## Written exercise
From the entries below, please gather each line containing the string "this".

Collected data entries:

----

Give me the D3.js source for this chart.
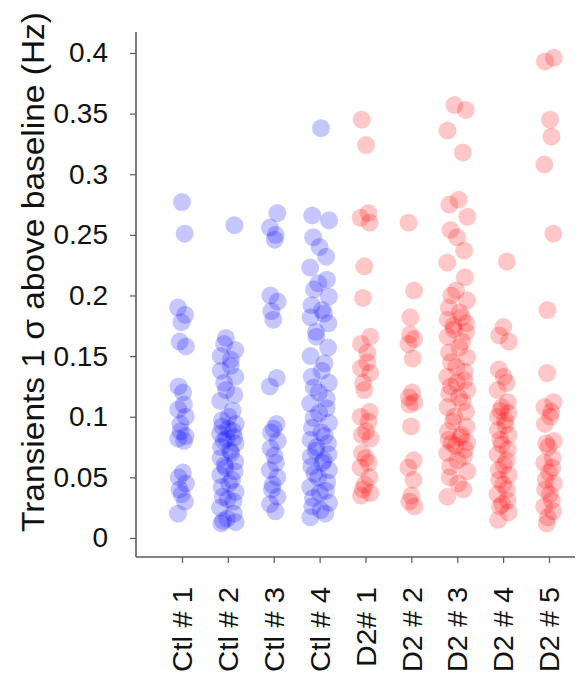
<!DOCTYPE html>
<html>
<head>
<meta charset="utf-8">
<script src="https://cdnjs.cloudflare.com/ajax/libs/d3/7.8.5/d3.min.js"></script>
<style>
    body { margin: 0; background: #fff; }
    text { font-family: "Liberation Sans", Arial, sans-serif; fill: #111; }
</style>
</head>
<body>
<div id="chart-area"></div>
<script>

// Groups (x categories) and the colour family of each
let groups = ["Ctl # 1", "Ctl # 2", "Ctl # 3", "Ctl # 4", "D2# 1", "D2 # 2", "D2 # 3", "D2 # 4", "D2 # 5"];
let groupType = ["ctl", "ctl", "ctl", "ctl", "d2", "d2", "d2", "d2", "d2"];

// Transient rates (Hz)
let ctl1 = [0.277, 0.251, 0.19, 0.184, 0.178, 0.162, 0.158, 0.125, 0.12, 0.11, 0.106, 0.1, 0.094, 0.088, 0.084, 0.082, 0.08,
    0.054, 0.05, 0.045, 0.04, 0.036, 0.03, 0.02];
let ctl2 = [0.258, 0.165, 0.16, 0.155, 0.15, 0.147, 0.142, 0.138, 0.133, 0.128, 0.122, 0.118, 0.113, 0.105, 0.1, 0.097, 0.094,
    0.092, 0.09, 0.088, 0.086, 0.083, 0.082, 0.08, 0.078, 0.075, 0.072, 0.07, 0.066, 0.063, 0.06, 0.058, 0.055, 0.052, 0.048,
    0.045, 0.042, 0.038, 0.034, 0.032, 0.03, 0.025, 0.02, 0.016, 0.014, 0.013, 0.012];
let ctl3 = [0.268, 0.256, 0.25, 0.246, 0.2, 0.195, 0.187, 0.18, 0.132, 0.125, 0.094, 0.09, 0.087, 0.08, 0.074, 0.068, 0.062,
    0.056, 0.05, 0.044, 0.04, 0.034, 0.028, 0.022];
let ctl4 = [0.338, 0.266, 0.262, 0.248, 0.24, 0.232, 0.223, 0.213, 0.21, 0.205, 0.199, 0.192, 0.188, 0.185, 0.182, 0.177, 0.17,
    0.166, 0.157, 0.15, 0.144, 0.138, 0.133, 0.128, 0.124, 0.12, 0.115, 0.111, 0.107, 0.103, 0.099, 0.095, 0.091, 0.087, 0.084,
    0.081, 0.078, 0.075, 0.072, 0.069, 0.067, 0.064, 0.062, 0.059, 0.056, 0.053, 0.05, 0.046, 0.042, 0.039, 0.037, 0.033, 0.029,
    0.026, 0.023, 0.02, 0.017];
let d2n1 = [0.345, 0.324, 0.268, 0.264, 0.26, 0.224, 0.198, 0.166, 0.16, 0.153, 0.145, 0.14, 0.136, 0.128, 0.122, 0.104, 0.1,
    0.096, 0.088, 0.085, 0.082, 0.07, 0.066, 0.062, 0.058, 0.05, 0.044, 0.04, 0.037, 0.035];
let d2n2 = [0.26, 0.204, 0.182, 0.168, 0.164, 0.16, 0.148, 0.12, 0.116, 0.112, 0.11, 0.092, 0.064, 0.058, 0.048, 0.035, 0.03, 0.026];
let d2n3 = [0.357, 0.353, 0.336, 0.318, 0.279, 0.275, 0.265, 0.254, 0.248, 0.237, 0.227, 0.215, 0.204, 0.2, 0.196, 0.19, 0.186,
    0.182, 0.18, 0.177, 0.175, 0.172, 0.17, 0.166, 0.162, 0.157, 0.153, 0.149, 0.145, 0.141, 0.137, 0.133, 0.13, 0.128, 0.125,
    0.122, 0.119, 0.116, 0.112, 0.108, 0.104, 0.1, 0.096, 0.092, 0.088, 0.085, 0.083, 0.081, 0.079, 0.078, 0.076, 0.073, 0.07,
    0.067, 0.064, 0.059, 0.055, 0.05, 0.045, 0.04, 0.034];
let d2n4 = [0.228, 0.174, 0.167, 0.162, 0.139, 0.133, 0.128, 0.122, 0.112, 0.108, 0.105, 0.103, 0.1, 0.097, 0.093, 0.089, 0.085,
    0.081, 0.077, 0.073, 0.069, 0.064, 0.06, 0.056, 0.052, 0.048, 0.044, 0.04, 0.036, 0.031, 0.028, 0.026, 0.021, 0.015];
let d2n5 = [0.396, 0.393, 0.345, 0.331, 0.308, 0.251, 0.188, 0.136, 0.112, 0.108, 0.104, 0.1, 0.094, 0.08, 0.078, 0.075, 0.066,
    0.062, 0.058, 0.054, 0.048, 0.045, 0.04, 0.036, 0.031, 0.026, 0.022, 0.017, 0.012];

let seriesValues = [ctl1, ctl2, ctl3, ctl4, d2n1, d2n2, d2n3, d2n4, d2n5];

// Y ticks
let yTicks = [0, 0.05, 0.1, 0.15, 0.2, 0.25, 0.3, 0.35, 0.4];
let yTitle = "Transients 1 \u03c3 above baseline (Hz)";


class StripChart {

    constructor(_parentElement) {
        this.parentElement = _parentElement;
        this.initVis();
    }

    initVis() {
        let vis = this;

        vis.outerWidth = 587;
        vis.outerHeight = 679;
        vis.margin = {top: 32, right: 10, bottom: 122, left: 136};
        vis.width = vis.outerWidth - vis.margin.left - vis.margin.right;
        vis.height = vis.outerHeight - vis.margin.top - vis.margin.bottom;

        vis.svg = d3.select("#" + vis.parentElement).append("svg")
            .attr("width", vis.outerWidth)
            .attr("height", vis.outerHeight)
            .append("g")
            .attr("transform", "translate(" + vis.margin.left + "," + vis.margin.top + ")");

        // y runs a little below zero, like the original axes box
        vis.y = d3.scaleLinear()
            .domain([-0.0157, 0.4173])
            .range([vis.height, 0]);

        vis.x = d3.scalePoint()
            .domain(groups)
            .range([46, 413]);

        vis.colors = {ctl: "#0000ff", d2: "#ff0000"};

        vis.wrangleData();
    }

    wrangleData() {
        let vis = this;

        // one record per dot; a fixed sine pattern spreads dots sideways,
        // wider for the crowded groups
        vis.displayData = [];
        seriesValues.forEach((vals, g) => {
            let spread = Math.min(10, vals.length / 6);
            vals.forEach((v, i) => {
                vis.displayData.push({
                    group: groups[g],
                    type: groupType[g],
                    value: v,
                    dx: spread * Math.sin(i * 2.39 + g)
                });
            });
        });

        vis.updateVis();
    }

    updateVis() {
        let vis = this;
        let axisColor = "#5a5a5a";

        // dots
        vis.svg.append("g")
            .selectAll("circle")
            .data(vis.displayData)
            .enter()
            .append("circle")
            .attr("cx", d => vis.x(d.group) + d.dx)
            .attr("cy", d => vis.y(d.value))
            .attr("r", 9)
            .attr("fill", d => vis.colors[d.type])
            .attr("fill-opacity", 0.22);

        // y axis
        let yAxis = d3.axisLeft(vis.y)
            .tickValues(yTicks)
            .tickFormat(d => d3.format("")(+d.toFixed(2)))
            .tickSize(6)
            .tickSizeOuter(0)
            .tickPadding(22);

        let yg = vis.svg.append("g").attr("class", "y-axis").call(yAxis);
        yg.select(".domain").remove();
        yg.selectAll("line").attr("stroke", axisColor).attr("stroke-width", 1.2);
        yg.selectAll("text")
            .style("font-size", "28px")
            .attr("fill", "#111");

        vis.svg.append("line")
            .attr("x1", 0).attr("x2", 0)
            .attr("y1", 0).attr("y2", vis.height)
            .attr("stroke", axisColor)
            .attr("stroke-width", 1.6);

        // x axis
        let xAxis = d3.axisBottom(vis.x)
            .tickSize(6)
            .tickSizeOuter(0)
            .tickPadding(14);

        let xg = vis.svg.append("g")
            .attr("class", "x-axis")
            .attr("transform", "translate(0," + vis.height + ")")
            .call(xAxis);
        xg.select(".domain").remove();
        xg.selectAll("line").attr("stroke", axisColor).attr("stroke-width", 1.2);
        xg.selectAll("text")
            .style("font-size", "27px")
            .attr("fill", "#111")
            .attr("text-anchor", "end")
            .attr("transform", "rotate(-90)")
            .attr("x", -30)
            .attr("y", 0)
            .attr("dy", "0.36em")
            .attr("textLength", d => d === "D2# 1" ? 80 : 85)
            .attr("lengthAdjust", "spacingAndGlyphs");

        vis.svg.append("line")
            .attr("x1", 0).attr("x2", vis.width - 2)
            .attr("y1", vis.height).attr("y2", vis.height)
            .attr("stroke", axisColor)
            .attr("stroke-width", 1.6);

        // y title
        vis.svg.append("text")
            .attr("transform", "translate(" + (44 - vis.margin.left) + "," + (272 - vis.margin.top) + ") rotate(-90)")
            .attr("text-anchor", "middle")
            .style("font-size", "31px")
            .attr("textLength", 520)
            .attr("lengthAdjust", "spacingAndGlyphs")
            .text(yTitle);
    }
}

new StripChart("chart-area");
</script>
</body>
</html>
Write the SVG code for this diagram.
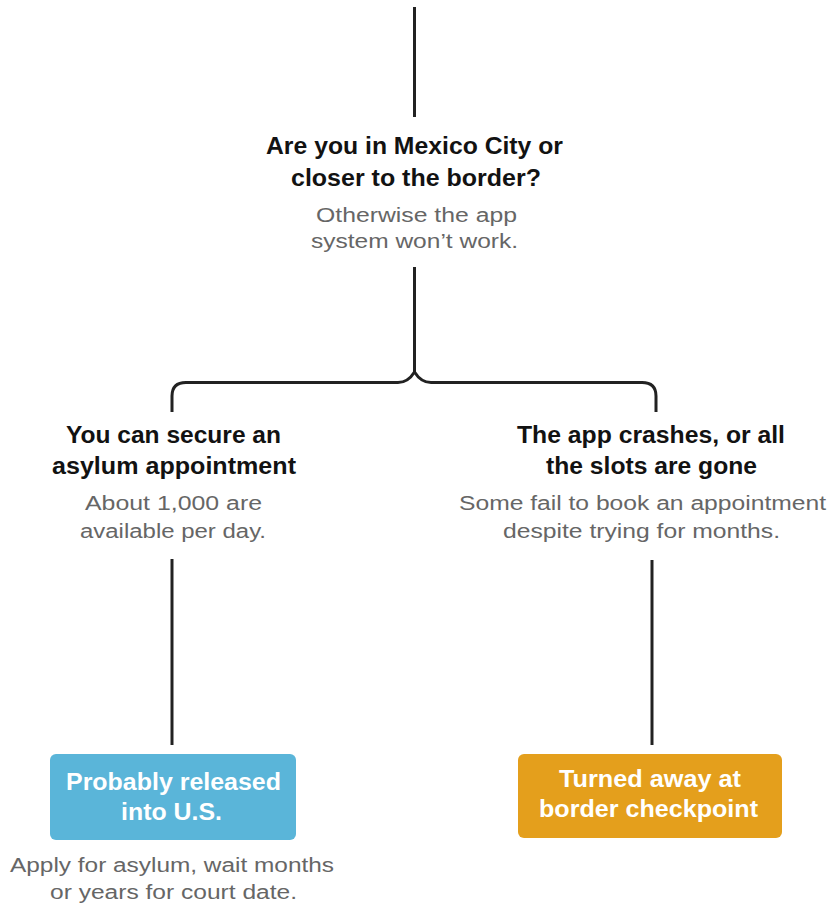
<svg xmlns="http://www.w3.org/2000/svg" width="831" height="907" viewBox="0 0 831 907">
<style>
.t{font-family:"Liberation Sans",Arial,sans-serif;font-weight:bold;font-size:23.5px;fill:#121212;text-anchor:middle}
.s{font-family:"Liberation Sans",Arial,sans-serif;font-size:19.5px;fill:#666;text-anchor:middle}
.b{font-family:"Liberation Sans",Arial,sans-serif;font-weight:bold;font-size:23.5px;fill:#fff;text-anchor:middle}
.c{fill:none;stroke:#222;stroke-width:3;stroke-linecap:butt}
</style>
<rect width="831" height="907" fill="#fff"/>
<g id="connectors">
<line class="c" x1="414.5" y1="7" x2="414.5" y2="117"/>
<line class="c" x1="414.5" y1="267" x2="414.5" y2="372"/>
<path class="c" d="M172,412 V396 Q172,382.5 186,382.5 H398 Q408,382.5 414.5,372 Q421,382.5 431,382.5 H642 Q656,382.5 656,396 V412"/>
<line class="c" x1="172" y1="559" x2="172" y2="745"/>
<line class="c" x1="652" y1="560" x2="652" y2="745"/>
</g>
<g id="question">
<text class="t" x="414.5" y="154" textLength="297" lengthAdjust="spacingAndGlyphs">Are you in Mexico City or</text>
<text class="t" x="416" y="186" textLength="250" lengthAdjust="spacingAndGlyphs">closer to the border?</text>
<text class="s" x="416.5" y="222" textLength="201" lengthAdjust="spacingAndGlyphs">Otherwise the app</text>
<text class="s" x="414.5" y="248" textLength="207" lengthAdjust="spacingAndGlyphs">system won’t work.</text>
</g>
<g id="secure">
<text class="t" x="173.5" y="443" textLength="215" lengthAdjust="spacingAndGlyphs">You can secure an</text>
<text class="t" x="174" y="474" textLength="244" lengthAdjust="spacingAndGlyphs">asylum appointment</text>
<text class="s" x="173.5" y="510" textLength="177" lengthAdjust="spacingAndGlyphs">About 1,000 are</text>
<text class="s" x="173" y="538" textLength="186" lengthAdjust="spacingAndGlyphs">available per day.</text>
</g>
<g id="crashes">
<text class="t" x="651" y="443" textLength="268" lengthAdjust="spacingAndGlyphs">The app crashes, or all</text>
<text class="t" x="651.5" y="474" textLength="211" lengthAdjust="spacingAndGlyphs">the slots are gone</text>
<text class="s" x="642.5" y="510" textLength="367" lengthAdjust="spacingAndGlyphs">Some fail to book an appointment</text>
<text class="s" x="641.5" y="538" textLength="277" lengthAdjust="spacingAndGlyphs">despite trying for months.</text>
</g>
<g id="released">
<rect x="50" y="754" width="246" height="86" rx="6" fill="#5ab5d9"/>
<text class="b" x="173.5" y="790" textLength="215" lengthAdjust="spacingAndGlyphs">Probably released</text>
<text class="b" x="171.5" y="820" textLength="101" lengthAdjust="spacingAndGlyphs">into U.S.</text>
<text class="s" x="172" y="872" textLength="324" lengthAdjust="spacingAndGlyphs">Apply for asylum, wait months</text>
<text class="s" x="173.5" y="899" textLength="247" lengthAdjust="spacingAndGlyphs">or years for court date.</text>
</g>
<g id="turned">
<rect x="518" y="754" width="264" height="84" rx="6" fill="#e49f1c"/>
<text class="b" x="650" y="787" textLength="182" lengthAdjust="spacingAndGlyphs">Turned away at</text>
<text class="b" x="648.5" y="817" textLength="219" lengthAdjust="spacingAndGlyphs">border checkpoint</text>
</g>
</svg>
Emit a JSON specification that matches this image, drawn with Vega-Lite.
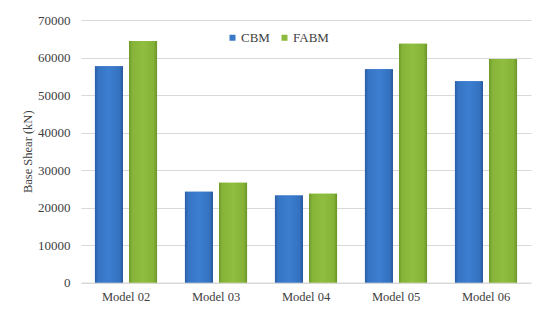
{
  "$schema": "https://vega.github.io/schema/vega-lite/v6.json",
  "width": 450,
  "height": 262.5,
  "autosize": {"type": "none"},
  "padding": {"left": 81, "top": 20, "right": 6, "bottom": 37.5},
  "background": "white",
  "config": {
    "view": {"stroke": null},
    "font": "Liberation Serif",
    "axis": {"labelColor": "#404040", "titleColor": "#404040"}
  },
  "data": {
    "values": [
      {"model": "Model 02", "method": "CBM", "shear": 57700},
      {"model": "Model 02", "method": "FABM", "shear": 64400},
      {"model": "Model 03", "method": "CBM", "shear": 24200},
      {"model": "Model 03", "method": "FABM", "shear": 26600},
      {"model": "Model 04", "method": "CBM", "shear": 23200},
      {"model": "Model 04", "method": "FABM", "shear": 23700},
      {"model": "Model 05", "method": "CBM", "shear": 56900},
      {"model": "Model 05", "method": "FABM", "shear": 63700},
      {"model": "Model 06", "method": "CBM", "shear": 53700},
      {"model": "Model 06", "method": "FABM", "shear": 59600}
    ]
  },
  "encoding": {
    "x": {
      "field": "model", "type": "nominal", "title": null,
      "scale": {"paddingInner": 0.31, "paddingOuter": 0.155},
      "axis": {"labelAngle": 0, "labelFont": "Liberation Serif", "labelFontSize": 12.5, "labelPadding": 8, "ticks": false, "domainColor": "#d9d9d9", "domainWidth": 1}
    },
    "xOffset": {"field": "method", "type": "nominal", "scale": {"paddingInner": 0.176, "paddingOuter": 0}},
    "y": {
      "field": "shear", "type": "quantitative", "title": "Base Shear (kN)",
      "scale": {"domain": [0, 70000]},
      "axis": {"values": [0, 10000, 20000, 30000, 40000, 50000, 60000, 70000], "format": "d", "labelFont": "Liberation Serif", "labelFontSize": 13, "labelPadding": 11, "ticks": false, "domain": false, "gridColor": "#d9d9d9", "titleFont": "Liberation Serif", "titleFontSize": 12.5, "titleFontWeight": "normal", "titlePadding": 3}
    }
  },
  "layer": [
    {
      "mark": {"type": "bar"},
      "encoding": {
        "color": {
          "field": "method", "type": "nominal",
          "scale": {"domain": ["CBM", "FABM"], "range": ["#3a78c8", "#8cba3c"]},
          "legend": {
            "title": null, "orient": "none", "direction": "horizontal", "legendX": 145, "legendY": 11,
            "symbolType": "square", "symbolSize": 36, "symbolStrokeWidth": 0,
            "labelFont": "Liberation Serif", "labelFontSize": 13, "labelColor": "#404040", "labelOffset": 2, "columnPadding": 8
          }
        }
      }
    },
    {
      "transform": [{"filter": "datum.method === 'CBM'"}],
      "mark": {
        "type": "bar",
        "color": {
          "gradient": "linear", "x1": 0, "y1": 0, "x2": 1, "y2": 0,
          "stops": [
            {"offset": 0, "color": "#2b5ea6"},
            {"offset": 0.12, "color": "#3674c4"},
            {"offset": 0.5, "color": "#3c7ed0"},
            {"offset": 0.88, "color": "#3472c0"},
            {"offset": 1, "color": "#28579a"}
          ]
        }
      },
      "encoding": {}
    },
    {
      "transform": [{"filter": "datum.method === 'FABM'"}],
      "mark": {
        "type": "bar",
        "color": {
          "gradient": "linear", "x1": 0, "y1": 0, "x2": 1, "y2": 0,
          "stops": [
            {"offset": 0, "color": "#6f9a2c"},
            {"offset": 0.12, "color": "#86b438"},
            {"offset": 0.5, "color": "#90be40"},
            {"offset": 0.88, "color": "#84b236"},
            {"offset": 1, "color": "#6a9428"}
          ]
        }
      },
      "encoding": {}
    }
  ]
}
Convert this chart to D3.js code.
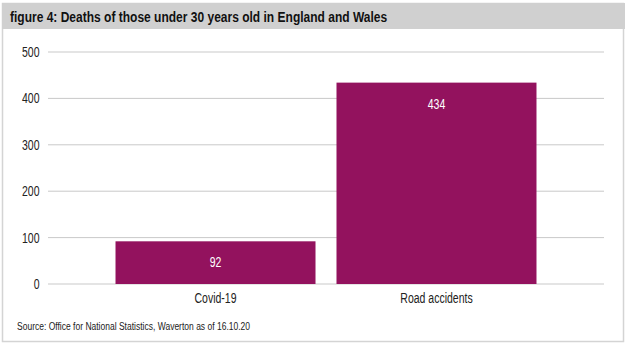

----

## Task response
Give me the D3.js source for this chart.
        this.parentElement = _parentElement;
        this.initVis();
        let vis = this;
        let vis = this;
        let vis = this;
Write the SVG code for this diagram.
Emit a JSON specification that matches this image, drawn with Vega-Lite.
Convert this chart to D3.js code.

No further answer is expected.